Screening of the documentaries The Truth Lies in Rostock and Despite the Sun are schedule for the ASA14 Decennial: Anthropology and Enlightenment conference running on Saturday 21 June and Sunday 22 June in the city of Edinburgh.
Both films, Despite the Sun (1986), an investigation into the year-long dispute, which shook the print industry, and The Truth Lies in Rostock (1993), one of the rare documents about the riots in Rostock-Lichtenhagen in August 1992, will be shown on Saturday 21 as part of the film programme ‘The truth of memory and the fiction of history: the politics of representation at the interface of anthropology, art and film making’. Furthermore, there will be a third screening of Spectres (2011), a film essay by Sven Augustijnen that explains one of the darkest pages in the colonial history of the Belgian Congo, around 1960.
This film session focuses on recent anthropological works that have argued that standard anthropological accounts can be inadequate to engage with contemporary socio-economic and political transformations.

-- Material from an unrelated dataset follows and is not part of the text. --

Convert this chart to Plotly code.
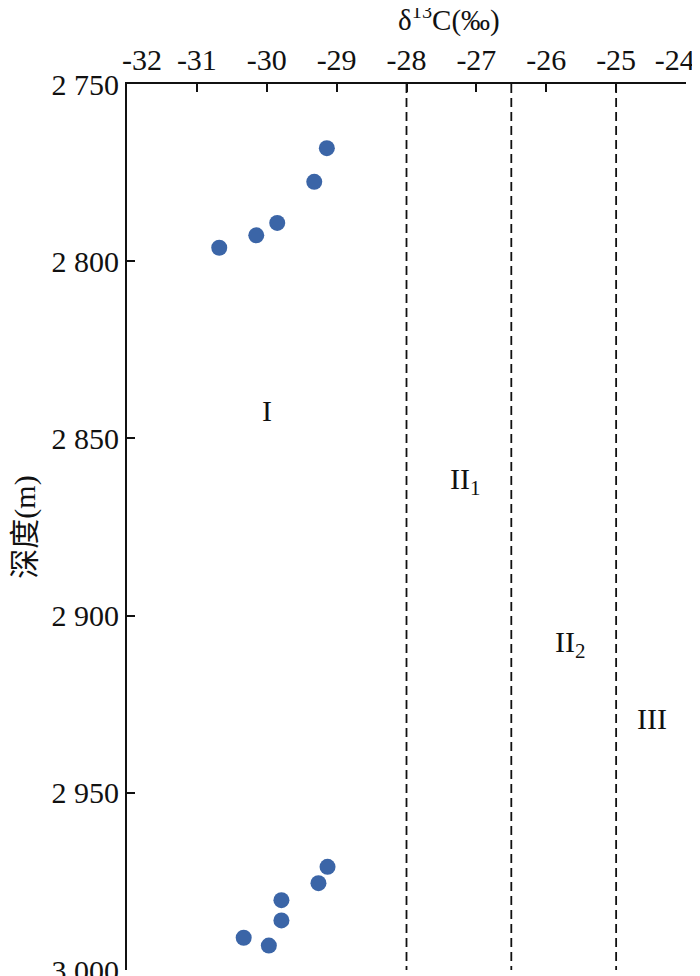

In questioning standard ethnographic practices, anthropologists have started to explore the relationship between facts and fictions, between truth and representation, and between individual and collaborative or collective projects. These new strands at the convergence between art, anthropology, history, film making and literature raise important issues concerning the limits of the production and representation of anthropological knowledge. This session aims to engage with these debates by presenting three films that in different ways respond to many of the wider conference themes.
The screenings will be followed by a talk and discussion with Mark Saunders, film maker and director of Despite the Sun and co-director of The Truth Lies in Rostcok. All film sessions will take place in the Lecture Theatre of the Symposium Hall.